Ya antes de la condena a muerte del monarca el duque de Orleans dio muestras de su frivolidad en la famosa marcha de las mujeres, uno de esos acontecimientos históricos que, intencionadamente, se mezclan con elementos fantásticos para contribuir a la creación de una imagen mítica de los hechos, contribuyendo así a la creación de un discurso muy determinado. Se dice que las mujeres de los mercados parisinos marcharon sobre Versalles espontáneamente para protestar contra la subida de los precios. Muy probablemente todo esto estaba bien organizado y maniatado, pues la marcha fue acompañada por la Guardia Nacional y por los hombres de Felipe de Orleans, estando muchos de ellos, como el propio duque, vestidos de mujeres. Esta famosa marcha fue la que propició la salida de la familia real de Versalles, conducida a París, comenzando así un largo calvario que acabaría en el cadalso.

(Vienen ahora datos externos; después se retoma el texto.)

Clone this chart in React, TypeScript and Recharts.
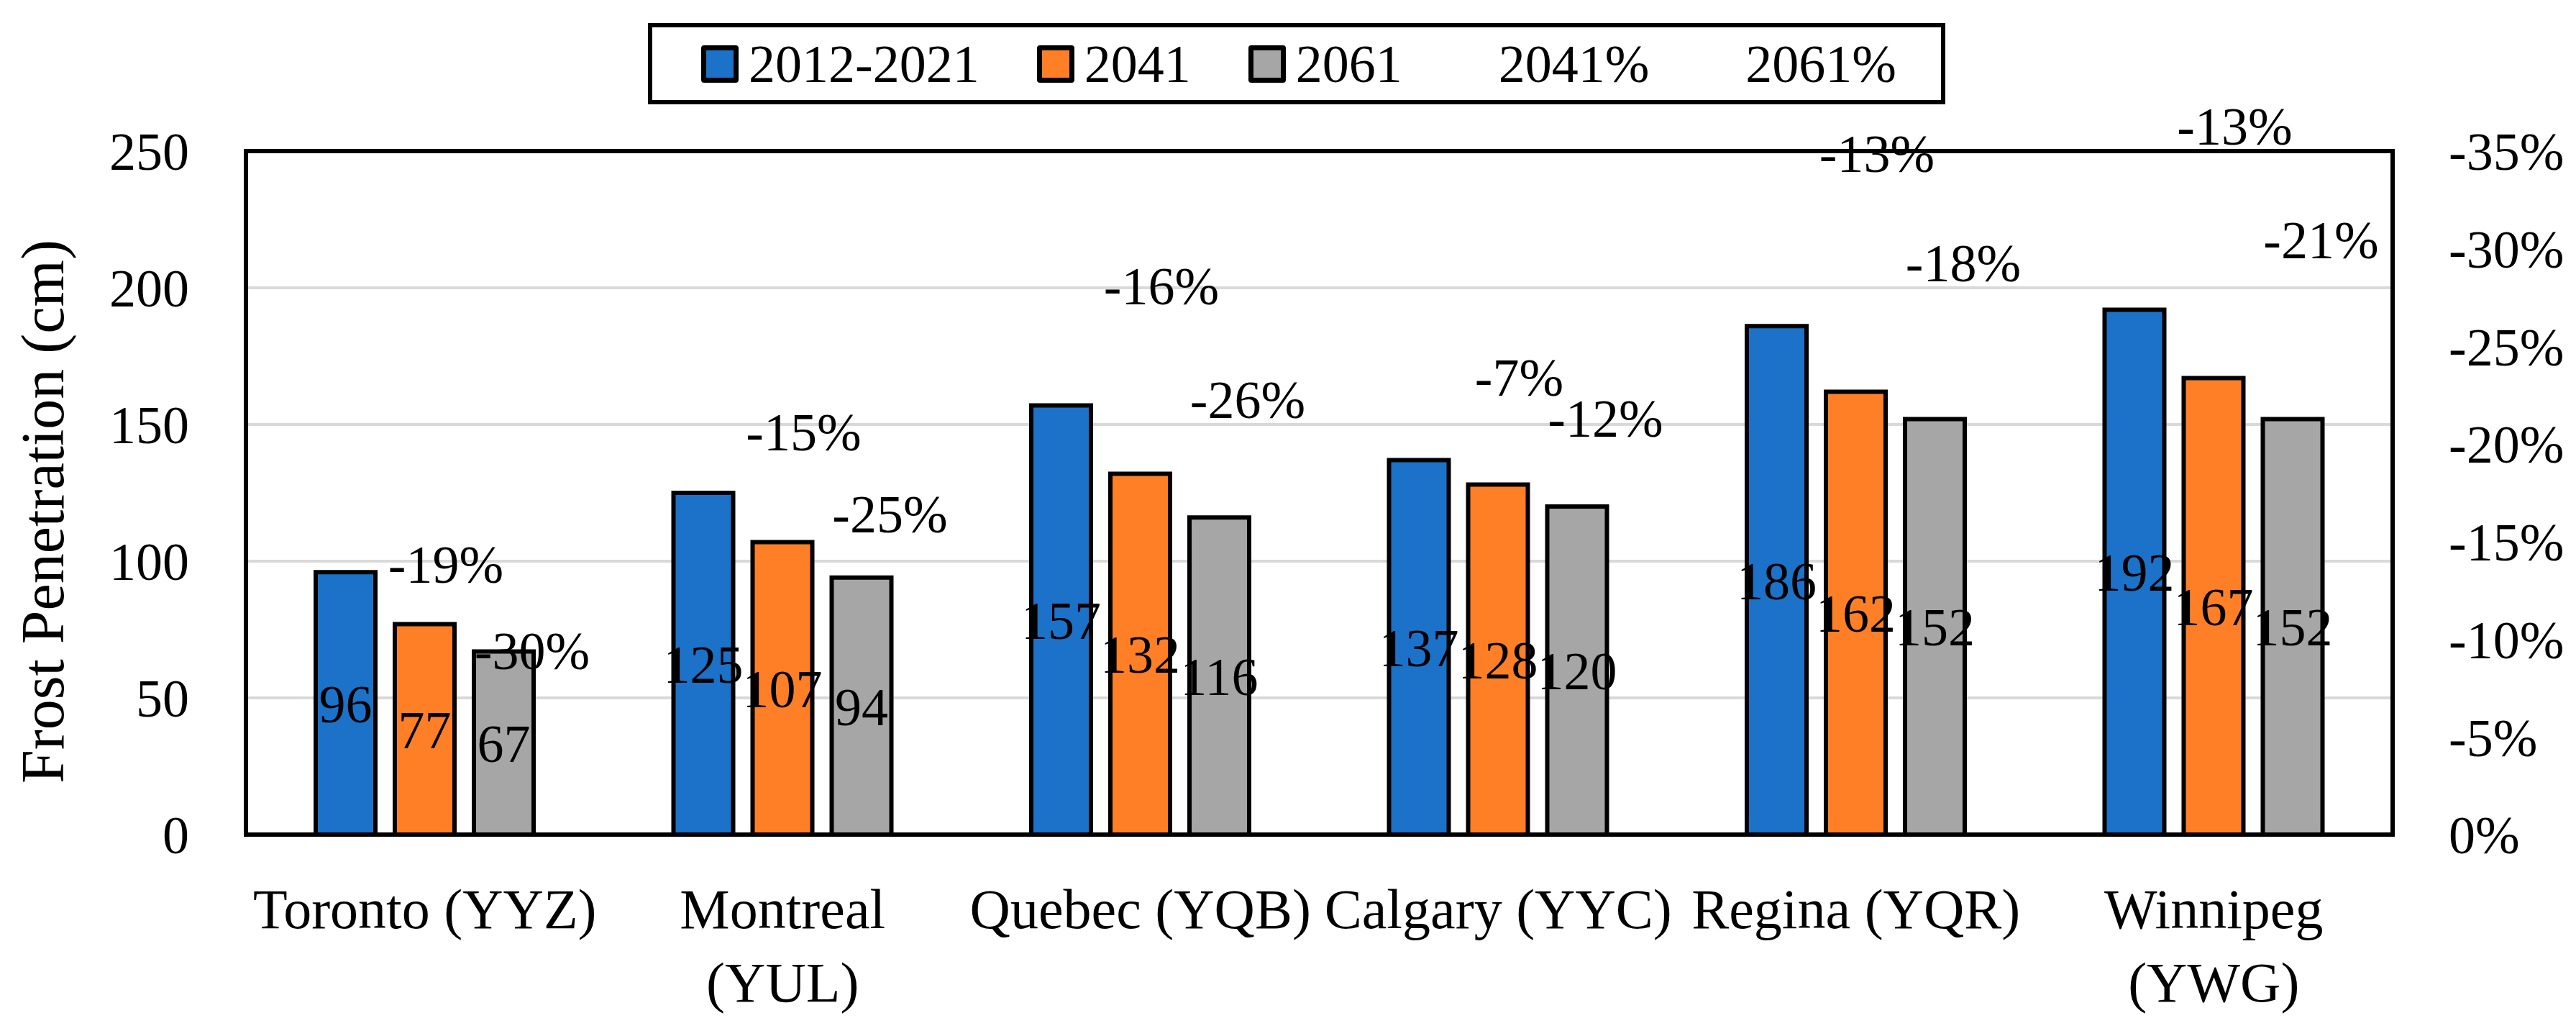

Pero ¿qué motivó al duque de Orleans en todas las decisiones que tomó? ¿Qué fue lo que le empujó a actuar contra su familia en una decisión tan trascendente como la de acabar con el monarca, su primo?

Señalado con anterioridad, quizá podríamos encontrar una pista en una esfera de su vida a veces obviada: la pertenencia a la masonería. La influencia de la secta quizá más nombrada y menos conocida en todos los procesos revolucionarios de la modernidad es patente cuando se estudia la pertenencia de muchos de los líderes revolucionarios a esta. Durante la Revolución Francesa, por muchos motivos, la masonería influyó en su desarrollo y contribuyó a su triunfo. Como Gran Maestro del Gran Oriente de Francia, el duque de Orleans favoreció la revolución como proceso e instrumento imprescindible para acabar con uno de los objetivos principales de la sociedad secreta: el cristianismo, la moral cristiana y su cristalización social.

Sin embargo, todo esto no le sirvió para evitar el cadalso. Como su primo, él también acabó guillotinado. Al fin y al cabo, les unía la misma sangre. La Revolución Francesa alcanzó tales cotas de brutalidad y fanatismo que acabó devorando a los que la hicieron posible.